A Defensoria Pública de SP obteve no Tribunal de Justiça paulista (TJ-SP) uma ordem de habeas corpus, com salvo conduto para que uma paciente com doença de Crohn, fibromialgia e artrose no quadril possa cultivar, em sua residência, cannabis sativa (maconha) para fins medicinais, até que ela consiga o custeio estatal para obtenção do remédio adequado.
Consta no processo que Marina (nome fictício), portadora da doença de Crohn - síndrome crônica que afeta o sistema digestivo - e diagnosticada também com fibromialgia e artrose nos quadris, apresenta intenso sofrimento físico e psicológico em virtude de seu quadro de saúde. Diversos medicamentos foram utilizados para controlar e amenizar seu sofrimento, porém ou os remédios não produziam os efeitos esperados, ou eram de valor financeiro inacessível.
Documentos médicos apresentados nos autos, no entanto, demonstraram que a paciente obtinha melhora significativa de seu quadro de saúde com o uso terapêutico de cannabis sativa, sendo recomendada a continuação deste tratamento.

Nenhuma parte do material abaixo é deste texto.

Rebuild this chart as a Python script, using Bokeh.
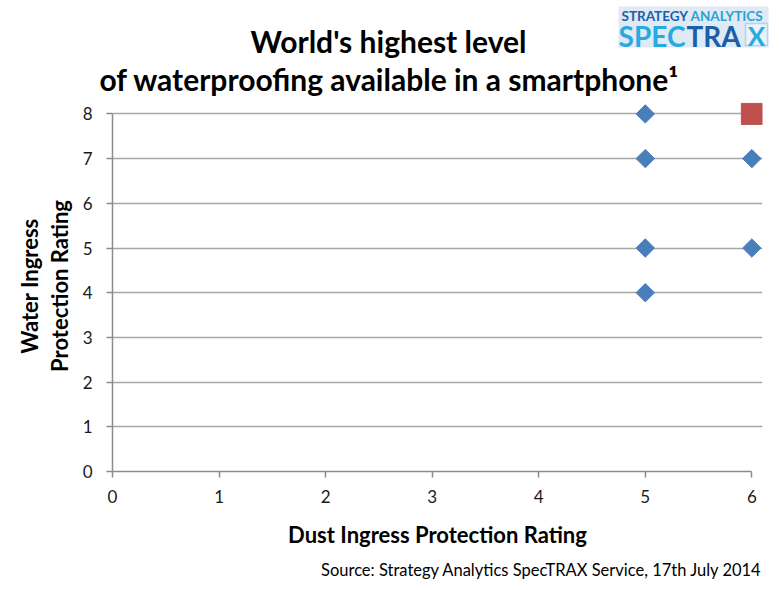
from math import pi

from bokeh.embed import file_html
from bokeh.layouts import column
from bokeh.models import BoxAnnotation, FixedTicker, Label, Range1d
from bokeh.plotting import figure
from bokeh.resources import INLINE

# ratings per device (dust = x, water = y)
dust_blue = [5, 5, 5, 5, 6, 6]
water_blue = [8, 7, 5, 4, 7, 5]
dust_red = [6]
water_red = [8]
x_ticks = [0, 1, 2, 3, 4, 5, 6]
y_ticks = [0, 1, 2, 3, 4, 5, 6, 7, 8]

FONT = "Lato"
W = 775
HEAD_H, MAIN_H, FOOT_H = 96, 456, 34


def blank(h):
    # a figure whose frame is the whole canvas; y runs downwards in pixels
    f = figure(width=W, height=h, output_backend="svg", toolbar_location=None,
               x_range=Range1d(0, W), y_range=Range1d(h, 0),
               x_axis_location=None, y_axis_location=None, min_border=0)
    f.frame_align = False
    f.grid.visible = False
    f.outline_line_color = None
    return f


def lab(f, text, x, y, size, bold=True, color="black", align="center"):
    f.add_layout(Label(x=x, y=y, text=text, text_font=FONT, text_font_size=size,
                       text_font_style="bold" if bold else "normal",
                       text_color=color, text_align=align, text_baseline="middle"))


# header: title and logo
head = blank(HEAD_H)
lab(head, "World's highest level", 388, 40, "30px")
lab(head, "of waterproofing available in a smartphone\u00b9", 389, 78, "30px")
head.add_layout(BoxAnnotation(left=618, right=768, top=6, bottom=47,
                              fill_color="#dfeaf5", fill_alpha=1, line_color=None))
head.add_layout(BoxAnnotation(left=745, right=767, top=23, bottom=45,
                              fill_color="#eaf3fa", fill_alpha=1, line_color="#27a9e1",
                              line_width=1.5))
lab(head, "STRATEGY", 621, 15, "13.5px", color="#1b5faa", align="left")
lab(head, "ANALYTICS", 690, 15, "13.5px", color="#27a3d6", align="left")
lab(head, "SPEC", 685, 35, "28px", color="#27a9e1", align="right")
lab(head, "TRA", 686, 35, "28px", color="#1b5faa", align="left")
lab(head, "X", 756, 35, "26px", color="#27a9e1")

# main scatter
p = figure(width=W, height=MAIN_H, output_backend="svg", toolbar_location=None,
           x_range=Range1d(0, 6.1), y_range=Range1d(0, 8.3),
           min_border_left=112, min_border_right=13, min_border_top=4, min_border_bottom=81,
           x_axis_label="Dust Ingress Protection Rating",
           y_axis_label="Water Ingress\nProtection Rating")
p.frame_align = False
p.outline_line_color = None

p.scatter(dust_blue, water_blue, marker="square", angle=pi / 4, size=13, color="#4a7ebb")
p.scatter(dust_red, water_red, marker="square", size=21, color="#c0504d")

p.xgrid.grid_line_color = None
p.ygrid.grid_line_color = "#a6a6a6"
p.ygrid.grid_line_width = 1.5

for ax, ticks, bounds in ((p.xaxis, x_ticks, (0, 6)), (p.yaxis, y_ticks, (0, 8))):
    ax.ticker = FixedTicker(ticks=ticks)
    ax.bounds = bounds
    ax.axis_line_color = "#8c8c8c"
    ax.axis_line_width = 1.5
    ax.major_tick_line_color = "#8c8c8c"
    ax.major_tick_line_width = 1.5
    ax.major_tick_out = 6
    ax.major_tick_in = 0
    ax.minor_tick_line_color = None
    ax.major_label_text_font = FONT
    ax.major_label_text_font_size = "17px"
    ax.major_label_text_color = "#1a1a1a"
    ax.axis_label_text_font = FONT
    ax.axis_label_text_font_size = "22px"
    ax.axis_label_text_font_style = "bold"
    ax.axis_label_text_color = "black"
p.xaxis.major_label_standoff = 12
p.yaxis.major_label_standoff = 14
p.xaxis.axis_label_standoff = 15
p.yaxis.axis_label_standoff = 7
p.yaxis.axis_label_text_line_height = 1.1

# footer: source line
foot = blank(FOOT_H)
lab(foot, "Source: Strategy Analytics SpecTRAX Service, 17th July 2014", 762, 17, "16.5px",
    bold=False, align="right")

layout = column(head, p, foot, spacing=0)
open("out.html", "w").write(file_html(layout, INLINE))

Marina já havia obtido autorização da importação do medicamento à base dessa substância pela Anvisa, mas os custos são muito altos, o que inviabiliza essa importação. Assim, na ação apresentada à Justiça, as Defensoras Fernanda Penteado Balera, Leticia Marquez de Avelar e o Defensor Davi Quintanilha Failde de Azevedo, que compõem a Coordenação do Núcleo de Cidadania e Direitos Humanos da Defensoria, apontaram que a solução preparada em casa possui os mesmos componentes utilizados na medicação industrializada, o que poderia viabilizar o tratamento da paciente.
Na ação, a Defensoria pediu salvo conduto para que Marina pudesse cultivar a planta em casa e para que as autoridades sejam impedidas de efetuar sua prisão em flagrante e de destruir as plantas cultivadas para fins medicinais. O pedido, no entanto, foi indeferido em primeira instância, o que fez a Defensoria levar o caso ao TJ-SP, apontando que há previsão legal, na Lei 11.343/06, de que a União possa autorizar, para fins medicinais, o plantio, cultura e colheita da cannabis.
"No presente caso, Marina está na iminência de sofrer uma coação, vez que o plantio e uso de cannabis não está completamente regulamentado, conforme prevê a legislação pátria. Apesar de o cultivo e produção caseira de canabinóides configurar medida essencial para a garantia dos direitos fundamentais da paciente, e que, além disso, a correta interpretação constitucional abre possibilidade para o regular exercício deste direito, a União ainda não cumpriu seu dever legal de regulamentação deste tipo de prática", afirmam as Defensoras e o Defensor responsáveis pela ação.
O caso teve atuação também do Agente psicólogo Marcos Antonio Barbieri Gonçalves, do Centro de Atendimento Multidisciplinar (CAM) da Defensoria Pública em Campinas, que elaborou relatório técnico acerca da situação vivenciada por Marina.
No julgamento do recurso, os Desembargadores da 8ª Câmara de Direito Criminal do TJ-SP analisaram que a situação apresentada autoriza a concessão do salvo conduto. Além da previsão da Lei 11.343/06, citaram ainda outras normativas infraconstitucionais e projetos de lei (514/2017) que caminham no sentido de maior abrandamento das normas proibitivas no que se refere ao uso medicinal de cannabis. "Referidas mudanças são esperadas, uma vez que a legislação que garante e regula o direito à saúde deve sofrer constantes atualizações com o fim de acompanhar os avanços tecnológicos e medicinais, permitindo, assim, o efetivo acesso ao direito à saúde do cidadão. Entretanto, a questão da autorização para cultivo domiciliar da planta para fins medicinais, ainda sem perspectiva de solução definitiva, não pode obstar o tratamento que se mostrou mais eficaz para amenizar sofrimento físico e psicológico da paciente, ante a supremacia do interesse à vida".
Nesse sentido, aplicando princípio da proporcionalidade, a fim de evitar que sejam imputados ilícitos penais à paciente, "que busca tão somente viabilizar seu tratamento médico, em prestígio à dignidade da pessoa humana e ao direito à saúde, de forma a atenuar o seu intenso sofrimento", autorizaram, excepcionalmente para o caso de Marina, o cultivo de Cannabis com finalidade estritamente medicinal, permitindo-se a extração artesanal das substâncias necessárias à produção do óleo caseiro receitado por seu médico.
Os Desembargadores concederam, ainda, salvo-conduto para que os agentes se segurança sejam impedidos de prendê-la em razão do cultivo de no máximo 8 plantas desta espécie em sua residência, até que ela consiga o custeio estatal para obtenção de medicamento que esta planta substitui.